4. Regulatory Crackdown: Even before the FDA was given broad new powers to regulate food in the recent Food Safety Modernization Act, small farms were being raided and regulated out of business. Now, the new food bill essentially puts food safety under the direction of the Department of Homeland Security where the food cartel uses the government to further consolidate their control over the industry. Militant police action is taken against farmers suspected of falling short on quality regulations. It is the power to intimidate innocent small farmers out of the business.

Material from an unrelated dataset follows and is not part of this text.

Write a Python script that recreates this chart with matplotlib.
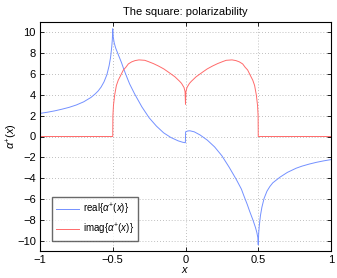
import matplotlib
matplotlib.use("Agg")
import matplotlib.pyplot as plt

plt.rcParams['font.family'] = ['Liberation Sans', 'DejaVu Sans']
plt.rcParams['mathtext.fontset'] = 'custom'
plt.rcParams['mathtext.rm'] = 'Liberation Sans'
plt.rcParams['mathtext.it'] = 'Liberation Sans:italic'

# real part of alpha+(x)
real_x = [-1.0, -0.95, -0.9, -0.85, -0.8, -0.75, -0.7, -0.65, -0.62, -0.6, -0.58, -0.56, -0.54,
          -0.525, -0.515, -0.507, -0.503, -0.5,
          -0.497, -0.49, -0.48, -0.463, -0.44, -0.425, -0.4, -0.384, -0.35, -0.3, -0.25, -0.2,
          -0.15, -0.1, -0.05, -0.02, -0.001,
          0.001, 0.015, 0.03, 0.06, 0.1, 0.15, 0.2, 0.25, 0.3, 0.35, 0.384, 0.4, 0.425, 0.44,
          0.463, 0.48, 0.49, 0.497, 0.5,
          0.503, 0.507, 0.515, 0.525, 0.54, 0.56, 0.58, 0.6, 0.65, 0.7, 0.76, 0.8, 0.85, 0.9,
          0.95, 1.0]
real_y = [2.22, 2.33, 2.46, 2.62, 2.8, 3.03, 3.33, 3.75, 4.1, 4.38, 4.75, 5.25, 5.95,
          6.8, 7.6, 8.6, 9.3, 10.35,
          9.6, 9.0, 8.5, 7.9, 7.1, 6.5, 5.6, 5.05, 4.1, 2.85, 1.8, 1.0,
          0.35, -0.1, -0.42, -0.55, -0.6,
          0.45, 0.53, 0.55, 0.45, 0.15, -0.35, -1.0, -1.85, -2.95, -4.15, -5.05, -5.65, -6.55,
          -7.15, -8.0, -8.7, -9.2, -9.7, -10.4,
          -9.3, -8.6, -7.6, -6.8, -5.95, -5.25, -4.8, -4.45, -3.9, -3.45, -3.05, -2.85, -2.65,
          -2.48, -2.34, -2.22]

# imaginary part of alpha+(x)
imag_x = [-1.0, -0.5, -0.5, -0.499, -0.495, -0.487, -0.475, -0.462, -0.448, -0.427, -0.41, -0.393,
          -0.37, -0.347, -0.32, -0.28, -0.256, -0.22, -0.187, -0.15, -0.119, -0.073, -0.04,
          -0.027, -0.01, -0.003, 0.0,
          0.003, 0.01, 0.027, 0.04, 0.073, 0.119, 0.15, 0.187, 0.22, 0.256, 0.28, 0.32, 0.347,
          0.37, 0.393, 0.41, 0.427, 0.448, 0.462, 0.475, 0.487, 0.495, 0.499, 0.5, 0.5, 1.0]
imag_y = [0.0, 0.0, 0.0, 2.0, 3.0, 3.97, 4.9, 5.42, 5.8, 6.39, 6.65, 6.97,
          7.17, 7.29, 7.36, 7.32, 7.2, 7.0, 6.78, 6.5, 6.2, 5.74, 5.3,
          5.1, 4.7, 4.3, 3.1,
          4.3, 4.7, 5.1, 5.3, 5.74, 6.2, 6.5, 6.78, 7.0, 7.2, 7.32, 7.36, 7.29,
          7.17, 6.97, 6.65, 6.39, 5.8, 5.42, 4.9, 3.97, 3.0, 2.0, 0.0, 0.0, 0.0]

xticks = [-1, -0.5, 0, 0.5, 1]
xticklabels = ['\u22121', '\u22120.5', '0', '0.5', '1']
yticks = [-10, -8, -6, -4, -2, 0, 2, 4, 6, 8, 10]
yticklabels = ['\u221210', '\u22128', '\u22126', '\u22124', '\u22122', '0', '2', '4', '6', '8', '10']

fig = plt.figure(figsize=(3.37, 2.78), dpi=100)
ax = fig.add_axes([40/337, 27/278, 291/337, 229/278])

ax.plot(real_x, real_y, color='#7390ff', lw=0.7, label=r'real{$\alpha^{+}$($x$)}')
ax.plot(imag_x, imag_y, color='#ff6a6a', lw=0.7, label=r'imag{$\alpha^{+}$($x$)}')

ax.set_xlim(-1, 1)
ax.set_ylim(-11, 11)
ax.set_xticks(xticks)
ax.set_xticklabels(xticklabels)
ax.set_yticks(yticks)
ax.set_yticklabels(yticklabels)
ax.tick_params(direction='in', top=True, right=True, labelsize=8, length=3, width=0.6, pad=3)
ax.grid(True, linestyle=(0, (1, 2.5)), color='#aaaaaa', lw=0.6)
for s in ax.spines.values():
    s.set_linewidth(0.8)

ax.set_title('The square: polarizability', fontsize=8, pad=5)
ax.set_xlabel('$x$', fontsize=8, labelpad=0)
ax.set_ylabel(r'$\alpha^{+}$($x$)', fontsize=8)
ax.yaxis.set_label_coords(-0.07, 0.5)

leg = ax.legend(loc='lower left', bbox_to_anchor=(0.04, 0.045), fontsize=7, frameon=True,
                fancybox=False, edgecolor='#444444', handlelength=2.4, handletextpad=0.4,
                borderpad=0.4, labelspacing=0.5, borderaxespad=0)
leg.get_frame().set_linewidth(1.0)

fig.savefig('out.png', dpi=100)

5. Rising oil prices: In 2008, record oil prices that topped $147 per barrel drove food prices to new highs. Rice tripled in 6 months during the surge of oil prices, along with other food commodities. The price of oil affects food on multiple levels; from plowing fields, fertilizers and pesticides, to harvesting and hauling. Flash forward to 2011: many experts are predicting that oil may reach upwards of $150-$200 per barrel in the months ahead. As oil closed out 2010 at its 2-year highs of $95/bbl, it is likely on pace to continue climbing. Again, a weakening dollar will also play its part in driving oil prices, and consequently, food prices to crisis levels.

6. Increased Soil Pollution: Geo-engineering has been taking place on a grand scale in the United States for decades now. Previously known in conspiracy circles as 'chemtrailing,' the government has now admitted to these experiments claiming they are plan "B" to combat global warming. The patents involved in this spraying are heavy in aluminum. This mass aluminum contamination is killing plants and trees and making the soil sterile to most crops. In an astonishing coincidence, GMO companies have patented aluminum-resistant seeds to save the day.

7. GMO Giants: Because of growing awareness of the health affects of GM foods, several countries have rejected planting them. Therefore, they would seem to need a food crisis to be seen as the savior in countries currently opposed to their products. A leaked WikiLeaks cable confirms that this is indeed the strategy for GMO giants, where trade secretaries reportedly “noted that commodity price hikes might spur greater liberalization on biotech imports.” Since GMO giants already control much of the food supply, it seems they can also easily manipulate prices to achieve complete global control of food.

The equation is actually quite simple: food is a relatively inelastic commodity in terms of demand. In other words, people need to eat no matter how bad the economy gets. Thus, demand can be basically measured by the size of the population. Therefore, as demand remains steady while the 7 supply pressures outlined above continue to worsen, food prices will have only one place to go -- up, up, and up.

As international agencies scramble to find "solutions," their energy may be just as well spent on questioning if this famine scenario is being purposely manipulated for profits. Regardless, the average person would be very wise to stock up on food staples as an investment, and frankly to survive the worsening food crisis.